Condé Nast, the globally renowned media publisher that produces magazines like Glamour, The New Yorker, and Wired, announced late last month that it will no longer offer its internship program. The decision comes in response to a lawsuit filed by two former interns, Lauren Ballinger and Matthew Leib; in June, the interns sued Condé Nast for months of backpay, alleging that the publisher violated federal and state labor laws.

The Wall Street Journal reports:

Mr. Leib alleged that the New Yorker paid him well below minimum wage—in stipends of $300 to $500—for each of the two summers he had worked at the prestigious weekly, where he reviewed and proofread articles. Ms. Ballinger alleged in the complaint that she was paid $12 a day for shifts of 12 hours or more at the fashion magazine.

The case is still pending, but Condé Nast's decision has been made. The current crop of interns will not be affected – they will just be the program's final participants.

The details of what Condé Nast will do moving forward are unclear though. Will they replace the internships with more competitive paid positions? Or will the publisher simply reshuffle their existing workforce? The company has been silent since the announcement.

Reactions have so far been mixed. Numerous former Condé Nast interns have lamented that the elimination will mean lost opportunities for future students. "It's disappointing and kind of ridiculous that it had to come to this," Rachel Rowlands, a senior at the University of Michigan who interned at Glamour Magazine this summer, told USA Today. "I had an amazing experience at Condé Nast, and I honestly feel bad that other college students won't be able to have the same experience that I did."

Dylan Byer, a media reporter at Politico who completed internships at The New Yorker, told the New York Times that he valued his experience and disagrees with the lawsuits. For people to accept the terms of an internship and then turn around and retroactively sue their employer seems "disingenuous," he said.

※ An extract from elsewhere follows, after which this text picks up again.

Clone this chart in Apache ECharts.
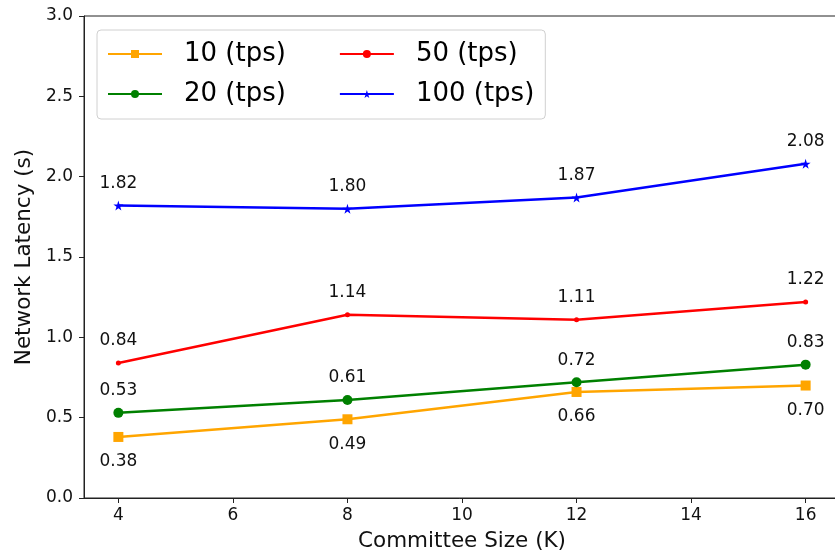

Yet another former intern told Buzzfeed that her internship prepared her for the reality that the print media industry doesn't pay very well, even for full-time employees:

"A few years [after completing my Condé internship], I interviewed for a job as a features assistant at Vogue… an editor asked me what my parents did before telling me how much money I'd make: $25,000 a year."

Indeed, a brief perusal of Condé Nast's average salaries shows that Editorial Assistants don't even crack $30,000 per year.

Even those advocating against unpaid internships expressed their frustration and apparent surprise at the news.

The Fair Pay Campaign, a student-run organization with the rallying cry "No-one should have their dreams denied because they can't afford to work for free," tweeted:

SHAME on Condé Nast for ending their internship program, instead of paying a living wage.#payyourinterns

Likewise, the lead attorney representing Leib and Ballinger, told the Wall Street Journal:

Our goal isn't to end internship programs. Our goal is to…make sure they're legal, either by paying minimum wage or making sure they meet the criteria the Department of Labor has spelled out.

Condé Nast is the first major firm to eliminate its internship program since the flurry of unpaid intern lawsuits sprung up this summer. However, lawyers and employers are predicting that many firms may start to cut their programs—or offer just a few paid positions instead of many unpaid ones. So despite advocates' desire to open doors for struggling students, it seems the "Great Unpaid-Intern Uprising" may result in employers closing off opportunities altogether.